First convert to polar coordinates $(x,y,t) \to (\rho,\phi,t) $. The equation becomes
$$ \frac{1}{c^2}u_t = u_{\rho\rho} + \frac{1}{\rho}u_{\rho} + \frac{1}{\rho^2}u_{\phi\phi} $$
Observe that $u = h$ is a steady-state solution satisfying the two boundary conditions, so we can write $u = h + v$, where $v$ also satisfies the heat equation but is homogeneous on the boundary
$$ \begin{align} v(r,\phi,t) &= 0 \\ v_\rho(R,\phi, t) &= 0 \\ v(\rho,\phi,0) &= H(\rho,\phi) - h \equiv f(\rho,\phi) \end{align} $$
Now use separation of variables. Let $v(\rho,\phi,t) = P(\rho)\Phi(\phi)T(t)$, then
$$ \frac{P''}{P} + \frac{P'}{\rho P} + \frac{\Phi''}{\rho^2 \Phi} = \frac{T'}{c^2 T} = -\lambda^2 $$
which gives $T(t) = e^{-c^2\lambda^2t}$. Next, separate again
$$ \frac{\rho^2P''}{P} + \frac{\rho P'}{P} + \lambda^2 \rho^2 = -\frac{\Phi''}{\Phi} = n^2 $$
Here, $n$ must be an integer to satisfy the periodicity condition $\Phi(\phi + 2\pi) = \Phi(\phi)$. Hence, $\Phi(\phi) = D\cos(n\phi) + E\sin(n\phi)$
For the radial function
$$ \rho^2 P'' + \rho P' + (\lambda^2\rho^2 - n^2)P = 0 $$
The substitution $z=\lambda\rho$ leads to the Bessel equation, thus we can write
$$ P(\rho) = A J_n(\lambda \rho) + B Y_n(\lambda \rho) $$
As stated in the comments, you have two separate problems due to the boundary condition at $\rho = r$. The solution on the smaller disk $\rho \in (0,r)$ is finite at the origin, so $B=0$ and
$$ P_{n,m}(\rho) = J_n(\lambda_{n,m} \rho) $$
where the eigenvalue $\lambda_{n,m}$ is such that $P(r) = J_n(\lambda_{n,m} r) = 0$. Here $m$ refer to the order of the zeroes of $J_n$, which can be found numerically.

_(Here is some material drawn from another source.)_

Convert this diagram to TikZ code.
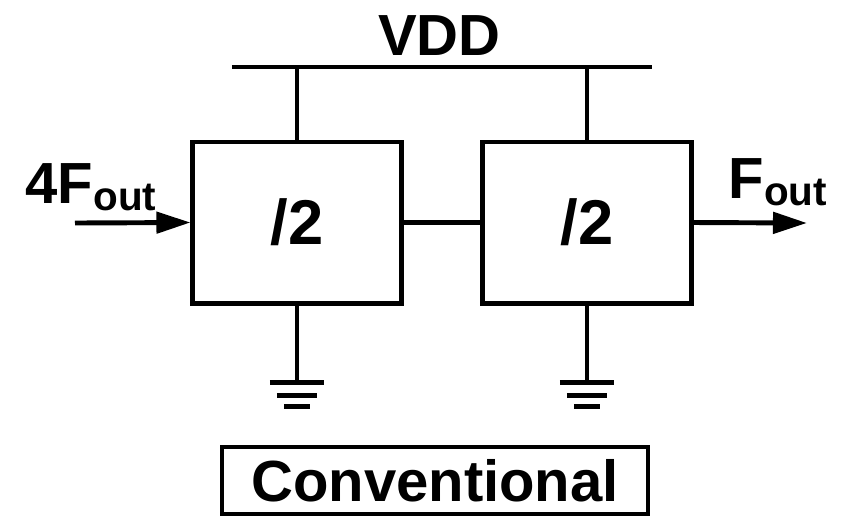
\documentclass[tikz,border=0pt]{standalone}
\usepackage{fontspec}
\setmainfont{Liberation Sans}
\usepackage{tikz}
\usetikzlibrary{arrows.meta}
\newcommand{\lowsub}[1]{{\fontsize{11.5pt}{12pt}\selectfont\raisebox{-0.07cm}{#1}}}
\tikzset{
  wire/.style={line width=1.4pt},
  divbox/.style={draw,line width=1.4pt,minimum width=2.08cm,minimum height=1.61cm,inner sep=0pt,font=\fontsize{18pt}{20pt}\selectfont\bfseries},
  sig/.style={wire,-{Triangle[length=0.34cm,width=0.21cm]}},
  lbl/.style={font=\fontsize{16.5pt}{18pt}\selectfont\bfseries,inner sep=0pt},
}
\begin{document}
\begin{tikzpicture}[x=0.01cm,y=-0.01cm]
  \useasboundingbox (0,0) rectangle (841,517);
  % ---------- the two dividers ----------
  \node[divbox] (div1) at (297,222.5) {/2};
  \node[divbox] (div2) at (587,222.5) {/2};
  \draw[wire] (div1.east) -- (div2.west);
  % ---------- supply rail ----------
  \coordinate (vddL) at (232,67);
  \coordinate (vddR) at (652,67);
  \draw[wire] (vddL) -- (vddR);
  \node[lbl,anchor=base] (vdd) at (439.5,55) {VDD};
  \foreach \d in {div1,div2} \draw[wire] (\d.north) -- (\d.north |- vddL);
  % ---------- input and output ----------
  \coordinate (in) at (75,223);
  \coordinate (out) at (807,223);
  \draw[sig] (in) -- (div1.west);
  \draw[sig] (div2.east) -- (out);
  \node[lbl,anchor=base west] (fin) at (25,203) {4F\lowsub{out}};
  \node[lbl,anchor=base west] (fout) at (728,198) {F\lowsub{out}};
  % ---------- grounds ----------
  \foreach \d/\g in {div1/gnd1,div2/gnd2} {
    \coordinate (\g) at ([yshift=-0.77cm]\d.south);
    \draw[wire] (\d.south) -- (\g);
    \draw[line width=1.6pt] ([xshift=-0.27cm]\g) -- ([xshift=0.27cm]\g);
    \draw[line width=1.6pt] ([xshift=-0.2cm,yshift=-0.13cm]\g) -- ([xshift=0.2cm,yshift=-0.13cm]\g);
    \draw[line width=1.6pt] ([xshift=-0.125cm,yshift=-0.24cm]\g) -- ([xshift=0.125cm,yshift=-0.24cm]\g);
  }
  % ---------- caption ----------
  \node[lbl,draw,line width=1.2pt,minimum width=4.26cm,minimum height=0.67cm] (conv) at (435,480.5) {Conventional};
\end{tikzpicture}
\end{document}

The solution on the annulus $\rho \in (r,R)$ has different eigenvalues, so I'll call it $\mu$ to avoid confusion. The radial function needs to satisfy $P(r) = P'(R) = 0$ therefore
\begin{align}
A J_n(\mu r) + B Y_n(\mu r) &= 0 \\
A J_n'(\mu R) + B Y_n'(\mu R) &= 0
\end{align}
Eliminating either $A$ or $B$ leads to
$$ J_n(\mu r) Y_n'(\mu R) - Y_n(\mu r)J_n'(\mu R) = 0 $$
This is equation for $\mu$ that can be solved numerically. Once again, there are infinitely many solutions, so $\mu = \mu_{n,m}$. The derivatives of the Bessel function are given by the recurrence relations:
\begin{cases} J_0'(x) = -J_1(x) \\ J_n'(x) = \dfrac{J_{n-1}(x) - J_{n+1}(x)}{2} \end{cases}
Then the radial function is
$$ P_{n,m}(\rho) = Y_n(\mu_{n,m} r) J_n(\mu_{n,m} \rho) - J_n(\mu_{n,m} r) Y_n (\mu_{n,m} \rho) $$
We can assemble the general solution
$$ v(\rho,\phi,t) = \sum_{n=0}^\infty\sum_{m=0}^\infty P_{n,m}(\rho) \big[D_{n,m} \cos(n\phi) + E_{n,m}\sin(n\phi)\big]e^{-c^2\lambda_{n,m}^2 t} $$
Note that the function is piece-wise with different eigenvalues.
Matching the initial condition gives
$$ u(\rho,\phi,0) = f(\rho,\phi) = \sum_{n=0}^\infty\sum_{m=0}^\infty P_{n,m}(\rho) \big[D_{n,m} \cos(n\phi) + E_{n,m}\sin(n\phi)\big] $$
You can use orthogonality to find the constants. For example
$$ D_{n,m} = \dfrac{\displaystyle \int_0^{2\pi}\int_0^r f(\rho,\phi) J_n(\lambda_{n,m} \rho) \cos(n\phi) \ \rho\ d\rho\ d\phi}{\displaystyle \int_0^r \rho J_n^2(\lambda_{n,m}\rho)\ d\rho \int_0^{2\pi} \cos^2 (n\phi)\ d\phi} $$